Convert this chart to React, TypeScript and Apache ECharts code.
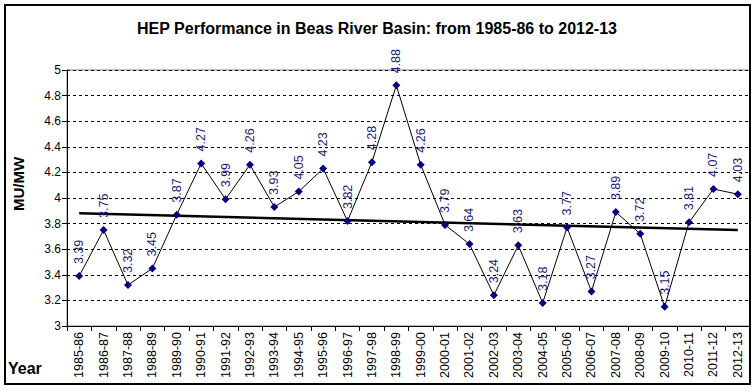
import React, { useEffect, useRef } from "react";
import * as echarts from "echarts";

const categories = [
  "1985-86", "1986-87", "1987-88", "1988-89", "1989-90", "1990-91", "1991-92",
  "1992-93", "1993-94", "1994-95", "1995-96", "1996-97", "1997-98", "1998-99",
  "1999-00", "2000-01", "2001-02", "2002-03", "2003-04", "2004-05", "2005-06",
  "2006-07", "2007-08", "2008-09", "2009-10", "2010-11", "2011-12", "2012-13",
];
const performance = [
  3.39, 3.75, 3.32, 3.45, 3.87, 4.27, 3.99, 4.26, 3.93, 4.05, 4.23, 3.82, 4.28, 4.88,
  4.26, 3.79, 3.64, 3.24, 3.63, 3.18, 3.77, 3.27, 3.89, 3.72, 3.15, 3.81, 4.07, 4.03,
];
// linear trendline end values (first and last category)
const trendEnds = [3.88, 3.75];

const FONT = "'Liberation Sans', Arial, sans-serif";

export default function App() {
  const ref = useRef<HTMLDivElement>(null);
  useEffect(() => {
    document.body.style.margin = "0";
    const chart = echarts.init(ref.current!, undefined, { renderer: "svg" });
    const trendData = [
      [categories[0], trendEnds[0]],
      [categories[categories.length - 1], trendEnds[1]],
    ];
    chart.setOption({
      animation: false,
      backgroundColor: "#ffffff",
      textStyle: { fontFamily: FONT },
      grid: {
        left: 67,
        top: 70,
        right: 6,
        bottom: 64,
        show: true,
        borderColor: "#808080",
        borderWidth: 1,
        backgroundColor: "transparent",
      },
      xAxis: {
        type: "category",
        data: categories,
        boundaryGap: true,
        axisLine: { show: true, lineStyle: { color: "#000", width: 1 } },
        axisTick: { show: true, length: 5, lineStyle: { color: "#000" } },
        axisLabel: {
          interval: 0,
          rotate: 90,
          fontSize: 12.5,
          color: "#000",
          fontFamily: FONT,
          margin: 6,
        },
        splitLine: { show: false },
      },
      yAxis: {
        type: "value",
        min: 3,
        max: 5,
        interval: 0.2,
        axisLine: { show: true, lineStyle: { color: "#000", width: 1 } },
        axisTick: { show: true, length: 5, lineStyle: { color: "#000" } },
        axisLabel: {
          fontSize: 12,
          color: "#000",
          fontFamily: FONT,
          margin: 6,
          formatter: (v: number) => String(Math.round(v * 10) / 10),
        },
        splitLine: {
          show: true,
          lineStyle: { color: "#000", type: [3, 3], width: 1 },
        },
      },
      series: [
        {
          name: "Trend",
          type: "line",
          data: trendData,
          symbol: "none",
          lineStyle: { color: "#000", width: 2.5 },
          z: 2,
          silent: true,
        },
        {
          name: "MU/MW",
          type: "line",
          data: performance,
          symbol: "diamond",
          symbolSize: 8,
          itemStyle: { color: "#000080" },
          lineStyle: { color: "#000", width: 1 },
          z: 3,
          label: {
            show: true,
            position: "top",
            rotate: 90,
            align: "left",
            verticalAlign: "middle",
            distance: 8,
            fontSize: 12.5,
            color: "#1c1c78",
            fontFamily: FONT,
            formatter: (p: any) => String(p.value),
          },
        },
      ],
      graphic: [
        {
          type: "rect",
          shape: { x: 5, y: 5, width: 745, height: 379 },
          style: { fill: "none", stroke: "#000", lineWidth: 2 },
          silent: true,
          z: 100,
        },
        {
          type: "text",
          x: 377,
          y: 28,
          style: {
            text: "HEP Performance in Beas River Basin: from 1985-86 to 2012-13",
            font: `bold 16px ${FONT}`,
            fill: "#000",
            align: "center",
            verticalAlign: "middle",
          },
        },
        {
          type: "text",
          x: 18,
          y: 184,
          rotation: Math.PI / 2,
          style: {
            text: "MU/MW",
            font: `bold 15px ${FONT}`,
            fill: "#000",
            align: "center",
            verticalAlign: "middle",
          },
        },
        {
          type: "text",
          x: 8,
          y: 368,
          style: {
            text: "Year",
            font: `bold 16px ${FONT}`,
            fill: "#000",
            align: "left",
            verticalAlign: "middle",
          },
        },
      ],
    });
    return () => chart.dispose();
  }, []);
  return (
    <div
      ref={ref}
      style={{ position: "absolute", left: 0, top: 0, width: 756, height: 390 }}
    />
  );
}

Task prompt: Output exactly the span of lines from the top of the listing through the line holding "import * as", and leave every picture out.

Solution for this problem:
Convert this chart to React, TypeScript and Apache ECharts code.
import React, { useEffect, useRef } from "react";
import * as echarts from "echarts";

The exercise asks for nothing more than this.